# The Tito Monster's "New Champion" photo



## Ljilly28 (Jan 22, 2008)

Congratulations again on this huge accomplishment, as well as doing such superlative work in obedience.

Tito's photo on his k9data page is incredible, by the way


----------



## Florabora22 (Nov 30, 2008)

Stacked right or no, he still looks amazing! I love his color.


----------



## coppers-mom (Jan 9, 2009)

Good think I know nothing about proper show terms and "doings" because I see absolutely NOTHING wrong in that picture.

He sure is gorgeous.:--crazy_love:


----------



## AlanK (Jun 28, 2008)

Wow...Congratulations:appl: Stunning boy you have there.

Come on now...you are kidding about the "I'm disappointed in it, he's not stacked very well." Statement.... Looks perfect to me....


----------



## MillysMom (Nov 5, 2008)

I think he looks fabulous! He's such a handsome boy!


----------



## Tahnee GR (Aug 26, 2006)

Looks great to me!


----------



## AmberSunrise (Apr 1, 2009)

Beautiful shot  I sure don't see anything wrong with it

Congratulations again


----------



## CarolinaCasey (Jun 1, 2007)

He looks fantastic, the pic is beautiful. 

Congratulations again!!


----------



## GoldenSail (Dec 30, 2008)

He looks great!


----------



## C's Mom (Dec 7, 2009)

Tito is so handsome!


----------



## The Trio (Apr 24, 2010)

He's a beautiful boy Congrats!!!


----------



## Oaklys Dad (Dec 28, 2005)

Well done Team Tito. I think that is a great picture of your handsome boy.


----------



## rappwizard (May 27, 2009)

The photo is perfect!!! He looks as handsome as handsome can be. I look at him and I think of "hard working condition." He looks in incredible shape. And the grooming that the Blue Rose Team did just kept getting better and better and better. His coat just shines. Not one hair out of place--yet it looks so natural. Not overdone at all.

Did you take a second photo of you and Tito with the judge and handler--giving Tito a congratulations kiss? He sure deserved it because he never wavered in doing anything that was asked of him! Congrats again!


----------



## hotel4dogs (Sep 29, 2008)

Thanks everyone, but I don't like the positioning of his back feet. Oh well....
Be sure to look for his photo on Purina's "wall of champions" if you are at a dog show sponsored by Purina!


----------



## HovawartMom (Aug 10, 2006)

He's gorgeous an totally,deserve to be a champion!.


----------



## paula bedard (Feb 5, 2008)

Oh, come on, you're just being a fussy Mom...he's gorgeous and looks perfect! 

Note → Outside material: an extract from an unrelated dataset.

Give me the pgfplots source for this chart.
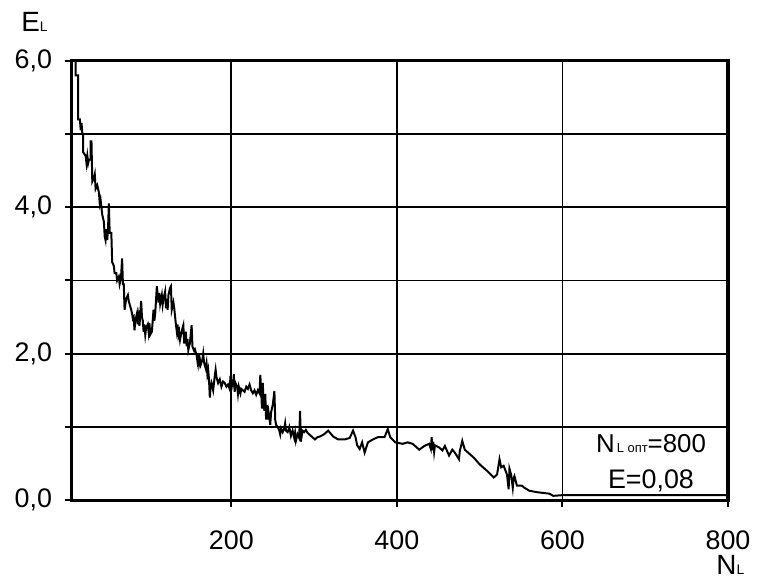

I've not been around much lately, so we haven't crossed paths often. I hope you, Tito, and the crew are enjoying a wonderful summer. I also hope you won't be too busy to enter Tito into Dock Diving events so you can post lots of great pics to accompany the posts regaling his jumping feats....=)?


----------



## hotel4dogs (Sep 29, 2008)

we're going to UKC premier, not so much because he was invited as an obedience all-star again but because they have FOUR DAYS OF DOCK DIVING!!!!!!


----------



## Pointgold (Jun 6, 2007)

I wouldn't be disappointed - he looks great!


----------



## Dallas Gold (Dec 22, 2007)

He looks fabulous and I know you are just bursting with pride! Congratulations! He is so handsome too!


----------



## Kelbys'Dad (Jan 19, 2009)

Well done Tito! Congratulations!


----------



## Finn's Fan (Dec 22, 2007)

Barb, I agree that he looks terrible, so you should send him to me and I'll take daily photos of him for the next ten years or so and then return him when you find a photo you love Seriously, could that boy look any better????


----------



## paula bedard (Feb 5, 2008)

hotel4dogs said:


> we're going to UKC premier, not so much because he was invited as an obedience all-star again but because they have FOUR DAYS OF DOCK DIVING!!!!!!


Good! I can't wait to hear about it and hopefully see lots of pics.

Have Fun!


----------



## hotel4dogs (Sep 29, 2008)

after our obedience show yesterday I might have taken you up on this....



Finn's Fan said:


> Barb, I agree that he looks terrible, so you should send him to me and I'll take daily photos of him for the next ten years or so and then return him when you find a photo you love Seriously, could that boy look any better????


----------



## tippykayak (Oct 27, 2008)

He looks terrific in the photo. A dog like that doesn't have to be perfectly stacked to look great.

And Jill's right: that k9data photo is a once-in-a-lifetime shot.


----------



## rik6230 (Jan 8, 2008)

woww.. he looks great.


----------



## esSJay (Apr 13, 2009)

I think that is a great pic of the handsome TITO man! Good work to all of you on a job well done!!


----------



## Bob Dylan (Mar 31, 2009)

He is hands down gorgeous, Great Picture!


----------



## DNL2448 (Feb 13, 2009)

Still one beautiful boy, stacked or not (which it looks good to me either way)! Yep, Breeze will have that one posted by her leash.


----------



## AmbikaGR (Dec 31, 2007)

hotel4dogs said:


> Thanks everyone, but I don't like the positioning



*JEEZ give it a break mom!! 
Oriana has only one thing to say
RRRROOOOOO HHHOOOOO TTTTiiittooo!! You are THE man!! :--crazy_love:
*


----------



## sammydog (Aug 23, 2008)

Congrats again! And I LOVE the photo!!! He is one handsome boy! Mira wants him to come visit!


----------